I read a book on dream interpretation years ago. The one thing that stuck with me was the idea of reducing the dream to a simple story line to get at the meaning and relevance to your life. This is sort of the opposite of those symbology books -- "if you dream about water you're dreaming about SEX!!!!" -- and I've found it to be a more useful method of interpreting my own dreams.
Last night I dreamed I was in my living room, and I was trying to clean it up for my friend Rakie, who's coming to visit in a week. But I felt like I couldn't even begin because a bunch of big stuff (furniture, clothes, random stuff) that belonged to other people in my family was all over the place. We've each recently moved. In the dream, I guess they'd all chosen to store some items with me and now I felt like I couldn't ask them to come get them.
As I was getting out of the shower a few minutes ago I decided to reduce this dream to a simple story line:
I felt unable to make a space for myself in my own safe place, because other people had deposited their own crap in it. I felt like I had to wait for them to come and take it back before I could make the place my own.

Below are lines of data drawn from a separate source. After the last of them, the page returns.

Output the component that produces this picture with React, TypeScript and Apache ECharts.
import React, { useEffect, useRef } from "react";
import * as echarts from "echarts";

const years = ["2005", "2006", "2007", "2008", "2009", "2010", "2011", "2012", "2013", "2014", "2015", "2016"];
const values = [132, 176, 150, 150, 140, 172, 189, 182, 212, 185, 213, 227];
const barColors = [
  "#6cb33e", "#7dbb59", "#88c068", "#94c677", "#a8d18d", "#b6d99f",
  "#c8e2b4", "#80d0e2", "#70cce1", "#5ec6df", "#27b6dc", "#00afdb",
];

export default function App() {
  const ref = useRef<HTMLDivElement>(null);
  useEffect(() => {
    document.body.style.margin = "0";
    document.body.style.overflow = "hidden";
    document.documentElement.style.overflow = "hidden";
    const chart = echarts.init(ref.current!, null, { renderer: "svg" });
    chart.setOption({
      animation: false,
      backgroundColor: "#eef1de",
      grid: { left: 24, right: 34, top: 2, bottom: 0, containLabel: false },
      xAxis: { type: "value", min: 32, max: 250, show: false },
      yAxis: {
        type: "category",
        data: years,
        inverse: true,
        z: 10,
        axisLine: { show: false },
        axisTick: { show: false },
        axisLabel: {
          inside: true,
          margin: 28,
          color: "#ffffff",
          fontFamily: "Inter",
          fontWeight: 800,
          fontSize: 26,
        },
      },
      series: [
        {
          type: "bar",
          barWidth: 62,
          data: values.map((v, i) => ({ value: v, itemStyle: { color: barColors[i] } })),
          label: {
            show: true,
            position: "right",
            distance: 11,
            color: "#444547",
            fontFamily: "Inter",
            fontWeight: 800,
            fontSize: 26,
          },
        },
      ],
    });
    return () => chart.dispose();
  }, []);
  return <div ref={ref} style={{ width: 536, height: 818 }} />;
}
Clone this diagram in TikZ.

Since moving into my own apartment (and one that I actually like!), I've been loving having my own haven, and dealing with a lot of psychological shell-shock that I think is an aftermath of not having one for years.

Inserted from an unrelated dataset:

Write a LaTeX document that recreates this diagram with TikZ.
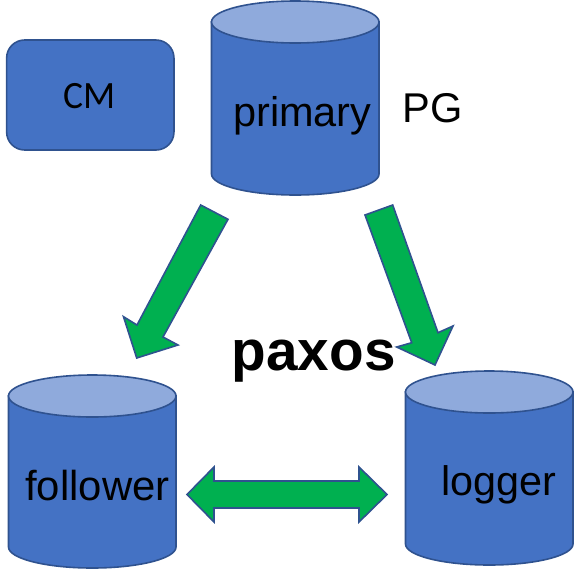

In a less physical and more emotional/mental way, this has been a theme in my life as well lately. Identifying thoughts, feelings, ideas, that are my own and separating them out and honoring them. Gently sweeping out the crap that has cluttered up my psyche and my self that is not actually mine -- but just something someone else deposited there.
Often at the end of relationships I've felt I couldn't have closure because I could never make the person understand the sort of pain they had caused me. Because they had caused it, I felt like I couldn't heal unless they understood what they had done. Sort of a "you made this mess and only you can clean it up" mentality. Valid but not particularly useful for me. Obviously no one is going to come back into my life with a broom and dustpan and be all like "Hey, sorry I messed up your entire brain by treating you in this bogus way. Why don't you take yourself out for a nice massage while I clean up in here?"
So I've been doing some self-cleaning, like an oven (or a vagina!). It's been working out for me.